By Nok-Noi Ricker, BDN Staff

BREWER, Maine — A time capsule will be part of the new Brewer Elementary-Middle School campus, but it won’t be buried.

The capsule will sit behind thick glass with the words “do not open until 2061” engraved on the front, Superintendent Daniel Lee said recently.

“We’re going to open it in 50 years,” he said.

Children, who will walk through the new school’s doors for the first time in the fall of 2011, will decide what goes into the container.

“The kids are going to have to work on that,” Lee said.

The time capsule will be put into an east corridor wall near the library entrance, “behind heavy glass etched to identify the time capsule and opening date,” draft minutes from the July 27 new school building committee meeting states.

The new pre-kindergarten through eighth-grade school will have separate wings for the different age groups with shared areas in the middle of the building for areas such as the cafeteria and media center or library.

Nickerson & O’Day of Brewer is building the new 156,000-square-foot school with WBRC Architects-Engineers of Bangor creating designs. The massive school will have 71 classrooms, house up to 1,050 students and will include a $2.6 million performing arts center and adjacent eight-lane outdoor track.

Once complete, the new two-story school will be the largest elementary-middle school in the state.

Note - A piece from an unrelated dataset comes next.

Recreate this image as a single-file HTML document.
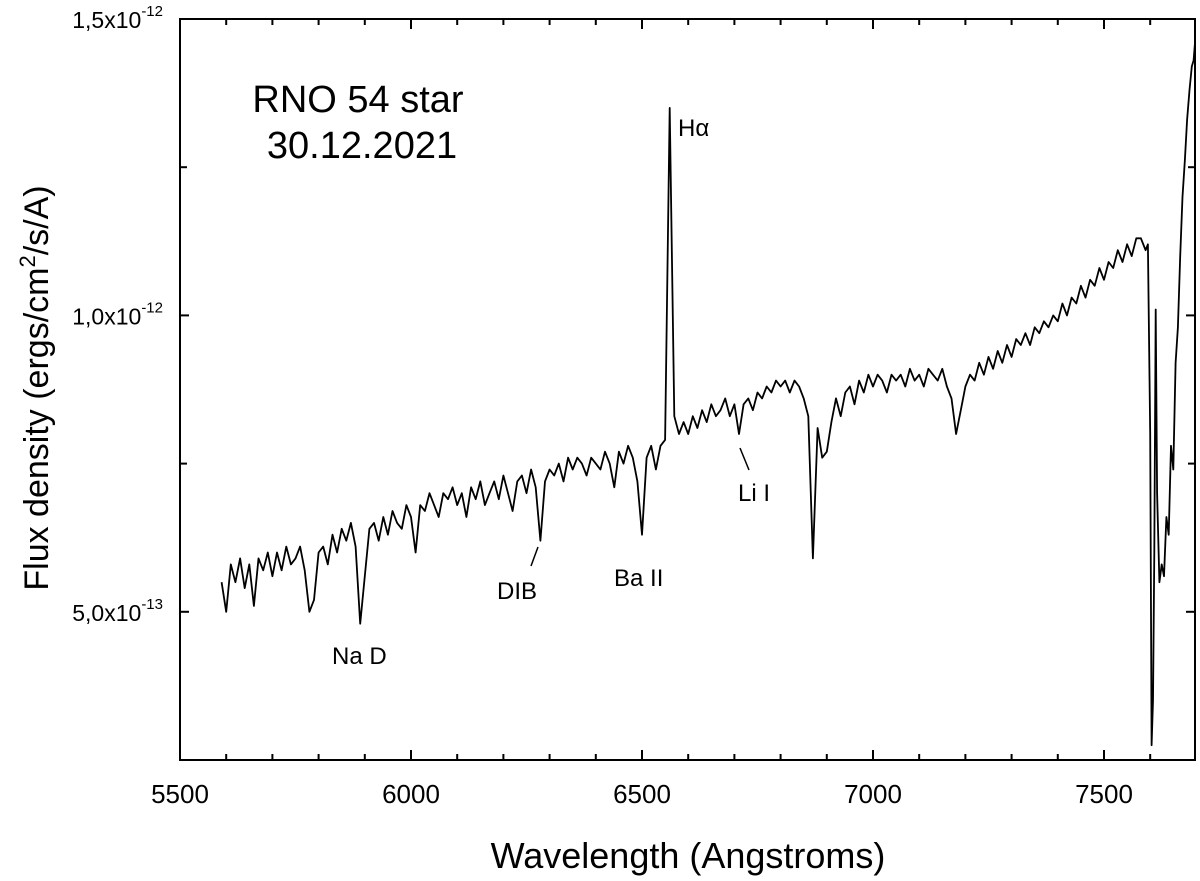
<!DOCTYPE html>
<html><head><meta charset="utf-8"><style>
html,body{margin:0;padding:0;background:#fff;}
svg{display:block;font-family:"Liberation Sans",sans-serif;}
</style></head><body>
<svg id="chart" width="1200" height="881" viewBox="0 0 1200 881">
<g id="axes"></g>
<g id="plot"></g>
<g id="annot">
<text x="358" y="112" font-size="38" text-anchor="middle">RNO 54 star</text>
<text x="362" y="158" font-size="38" text-anchor="middle">30.12.2021</text>
<text x="678" y="136" font-size="24">Hα</text>
<text x="738" y="501" font-size="24">Li I</text>
<line x1="740" y1="448" x2="749" y2="470" stroke="#000" stroke-width="1.5"/>
<text x="614" y="586" font-size="24">Ba II</text>
<text x="497" y="599" font-size="24">DIB</text>
<line x1="531" y1="566" x2="538" y2="547" stroke="#000" stroke-width="1.5"/>
<text x="332" y="664" font-size="24">Na D</text>
</g>
<text x="688" y="868" font-size="36" text-anchor="middle">Wavelength (Angstroms)</text>
<text transform="translate(48,388) rotate(-90)" font-size="34" text-anchor="middle">Flux density (ergs/cm<tspan font-size="22" dy="-13">2</tspan><tspan dy="13">/s/A)</tspan></text>
</svg>
<script>
const xMin = 5500, xMax = 7697, yMin = 2.5, yMax = 15;
const xTickVals = [5500, 6000, 6500, 7000, 7500];
const xTickLabels = ["5500", "6000", "6500", "7000", "7500"];
const yTickVals = [5, 10, 15];
const yTickMant = ["5,0x10", "1,0x10", "1,5x10"];
const yTickExp = ["-13", "-12", "-12"];
// regular part: 5590..7590 step 10 (flux in 1e-13 units)
const waveStart = 5590, waveStep = 10;
const fluxRegular = [5.5,5.0,5.8,5.5,5.9,5.4,5.8,5.1,5.9,5.7,6.0,5.6,6.0,5.7,6.1,5.8,5.9,6.1,5.7,5.0,
5.2,6.0,6.1,5.8,6.3,6.0,6.4,6.2,6.5,6.1,4.8,5.6,6.4,6.5,6.2,6.6,6.3,6.7,6.5,6.4,
6.8,6.6,6.0,6.8,6.7,7.0,6.8,6.6,7.0,6.9,7.1,6.8,7.0,6.6,7.1,6.9,7.2,6.8,7.0,7.2,
6.9,7.3,7.0,6.7,7.2,7.3,7.0,7.4,7.1,6.2,7.2,7.4,7.3,7.5,7.2,7.6,7.4,7.6,7.5,7.3,
7.6,7.5,7.4,7.7,7.5,7.1,7.7,7.5,7.8,7.6,7.2,6.3,7.6,7.8,7.4,7.8,7.9,13.5,8.3,8.0,
8.2,8.0,8.3,8.1,8.4,8.2,8.5,8.3,8.4,8.6,8.3,8.5,8.0,8.5,8.6,8.4,8.7,8.6,8.8,8.7,
8.9,8.8,8.9,8.7,8.9,8.8,8.6,8.3,5.9,8.1,7.6,7.7,8.2,8.6,8.3,8.7,8.8,8.5,8.9,8.7,
9.0,8.8,9.0,8.9,8.7,9.0,8.9,9.0,8.8,9.1,8.9,9.0,8.8,9.1,9.0,8.9,9.1,8.8,8.6,8.0,
8.4,8.8,9.0,8.9,9.2,9.0,9.3,9.1,9.4,9.2,9.5,9.3,9.6,9.5,9.7,9.5,9.8,9.7,9.9,9.8,
10.0,9.9,10.2,10.0,10.3,10.2,10.5,10.3,10.6,10.5,10.8,10.6,10.9,10.8,11.1,10.9,11.2,11.0,11.3,11.3,11.1];
const waveTail = [7595,7600,7603,7606,7609,7612,7615,7620,7625,7630,7635,7640,7645,7650,7655,7660,7665,7670,7675,7680,7685,7690,7694,7697];
const fluxTail = [11.2,8.0,2.75,3.5,6.0,10.1,7.0,5.5,5.8,5.6,6.6,6.3,7.8,7.4,9.2,9.8,11.0,12.0,12.6,13.3,13.8,14.2,14.3,14.6];

const X0 = 180, X1 = 1195, Y0 = 19, Y1 = 760;
const sx = v => X0 + (v - xMin) / (xMax - xMin) * (X1 - X0);
const sy = v => Y1 - (v - yMin) / (yMax - yMin) * (Y1 - Y0);
const NS = "http://www.w3.org/2000/svg";
const axes = document.getElementById('axes');
const plot = document.getElementById('plot');
function mk(tag, attrs, parent) {
  const e = document.createElementNS(NS, tag);
  for (const k in attrs) e.setAttribute(k, attrs[k]);
  parent.appendChild(e);
  return e;
}
const frame = mk('rect', {x: X0, y: Y0, width: X1 - X0, height: Y1 - Y0, fill: 'none', stroke: '#000', 'stroke-width': 2}, axes);


for (let v = 5500; v <= xMax; v += 100) {
  const major = v % 500 === 0;
  const L = major ? 10 : 6;
  const x = sx(v);
  const t1 = mk('line', {x1: x, y1: Y1, x2: x, y2: Y1 - L, stroke: '#000', 'stroke-width': 2}, axes);
  
  
  const t2 = mk('line', {x1: x, y1: Y0, x2: x, y2: Y0 + L, stroke: '#000', 'stroke-width': 2}, axes);
  
  
}
xTickVals.forEach((v, i) => {
  const t = mk('text', {x: sx(v), y: 803, 'font-size': 26, 'text-anchor': 'middle'}, axes);
  t.textContent = xTickLabels[i];
  
  
});
for (let v = 2.5; v <= yMax + 0.01; v += 2.5) {
  const major = Math.abs(v % 5) < 0.01;
  const L = major ? 9 : 7;
  const y = sy(v);
  const t1 = mk('line', {x1: X0, y1: y, x2: X0 + L, y2: y, stroke: '#000', 'stroke-width': 2}, axes);
  
  
  const t2 = mk('line', {x1: X1, y1: y, x2: X1 - L, y2: y, stroke: '#000', 'stroke-width': 2}, axes);
  
  
}
yTickVals.forEach((v, i) => {
  const t = mk('text', {x: 163, y: sy(v) + 9, 'font-size': 23, 'text-anchor': 'end'}, axes);
  t.textContent = yTickMant[i];
  const s = mk('tspan', {'font-size': 15, dy: -12}, t);
  s.textContent = yTickExp[i];
  
  
});
const pts = [];
fluxRegular.forEach((f, i) => pts.push([waveStart + i * waveStep, f]));
waveTail.forEach((w, i) => pts.push([w, fluxTail[i]]));
const d = pts.map((p, i) => (i ? 'L' : 'M') + sx(p[0]).toFixed(1) + ',' + sy(p[1]).toFixed(1)).join('');
const line = mk('path', {d: d, fill: 'none', stroke: '#000', 'stroke-width': 1.8, 'stroke-linejoin': 'round'}, plot);


</script>
</body></html>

It will replace four aging elementary schools and Brewer Middle School, all built between 1926 and 1962.

During its July meeting, the building committee decided to purchase a 30-inch-by-25-inch-by-13-inch container from Heritage Time Capsules of Williamsville, N.Y.

One reason they decided to put the capsule on display is that a time capsule hidden when the Pendleton Street School opened more than a half-century ago was never found, Lee said.

The Pendleton school time capsule was supposed to be hidden behind a ceiling panel, but it was never recovered, he said.

Plus, having the time capsule visible to students probably will lead teachers to ask their students 10, 25, 35 or 45 years from now what they think is in it, Lee said.

There is one thing Lee is sure will be placed inside the moisture- and air-sealed capsule — a copy of the Bangor Daily News.

“There is no question about that,” Lee said. “The question will be about which edition.”